Anne Steinemann grew up in the Clairemont neighborhood of San Diego and is now a university Engineering professor in Australia. Jimmy Kelley grew up in Yucca Valley and has been on death row at San Quentin State Prison for 13 years.

They have been corresponding and talking on the phone every week for the past 10 years, as part of the pen pal program organized by the diocese’s Office for Life, Peace and Justice.

Their friendship has grown to a larger ministry within the prison walls. Kelley lets her know of inmates on death row who might need food or clothing. She arranges for packages to be sent to them from her home in Townsville, a city on Australia’s northeastern coast.

Kelley, who is 55 years old, explained that the packages offer an invaluable opportunity.

“When I come along, and offer someone in need a package, they wonder, ‘What’s the catch? What do you want out of it?’ and I say, ‘I don’t want anything; this is from God through Anne. She wants you to know that you are loved, and that you are not forgotten,’” he recalled in one of their conversations. “It blows them away.
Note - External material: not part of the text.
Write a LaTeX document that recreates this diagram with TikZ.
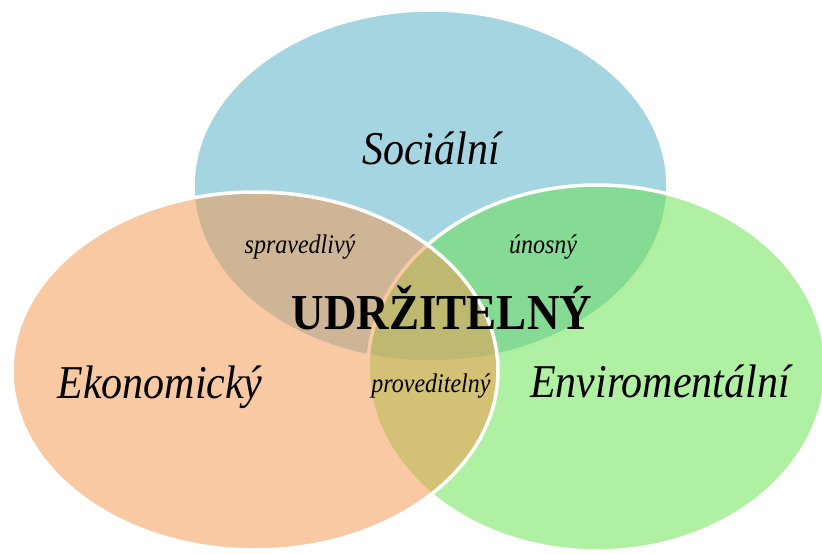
\documentclass[tikz,border=0pt]{standalone}
\usepackage{fontspec}
\setmainfont{Liberation Serif}
\usetikzlibrary{shapes.geometric}
\definecolor{socblue}{RGB}{166,213,226}
\definecolor{ekoorange}{RGB}{243,153,81}
\definecolor{envgreen}{RGB}{106,226,79}
\tikzset{
  vennset/.style={ellipse, inner sep=0pt, draw=white, line width=3.5pt},
  bigitalic/.style={anchor=base, inner sep=0pt, font=\fontsize{42}{50}\selectfont\itshape},
  smallitalic/.style={anchor=base, inner sep=0pt, font=\fontsize{24}{28}\selectfont\itshape},
  centerlabel/.style={anchor=base, inner sep=0pt, font=\fontsize{45}{52}\selectfont\bfseries}
}
\newcommand{\stretchtext}[1]{\scalebox{1}[1.12]{#1}}
\begin{document}
\begin{tikzpicture}[x=1pt,y=-1pt]
\useasboundingbox (0,0) rectangle (822,554);
\clip (0,0) rectangle (822,554);
% sets: blue first, then green, then orange
\node[vennset, fill=socblue, minimum width=475pt, minimum height=352pt] (soc) at (430.5,186) {};
\node[vennset, fill=envgreen, fill opacity=0.53, minimum width=458pt, minimum height=366pt] (env) at (597,368) {};
\node[vennset, fill=ekoorange, fill opacity=0.53, minimum width=486pt, minimum height=358pt] (eko) at (255,371) {};
% labels
\node[bigitalic] (tsoc) at (431,164) {\stretchtext{Sociální}};
\node[bigitalic] (teko) at (160,398) {\stretchtext{Ekonomický}};
\node[bigitalic] (tenv) at (660,397) {\stretchtext{Enviromentální}};
\node[smallitalic] (tspr) at (300,253) {\stretchtext{spravedlivý}};
\node[smallitalic] (tuno) at (543,253) {\stretchtext{únosný}};
\node[smallitalic] (tpro) at (431,392) {\stretchtext{proveditelný}};
\node[centerlabel] (tudr) at (442,329) {\stretchtext{UDRŽITELNÝ}};
\end{tikzpicture}
\end{document}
And that gives me an opportunity to witness. I have someone who is more receptive.”

He talks with each man about the love of God and Jesus Christ, as well as his own journey of faith and conversion.

She said that Kelley is able to connect with these men.

“He has street credibility,” she said. “He was the toughest of the tough, and he got off that path of violence and onto the path of peace….”

For more information on the diocese’s pen-pal program, please email Alyssa Castillo at Corpus Christi Parish at alyssa@corpuschristicatholic.org.

Southern Cross Editor’s Note: Anne Steinemann wrote this story in collaboration with Jimmy Kelley, an inmate at San Quentin State Prison, who spoke to her by phone. She submitted the story to The Southern Cross.

Cal Catholic note: Kelley was sentenced to death after triple murder in 2004.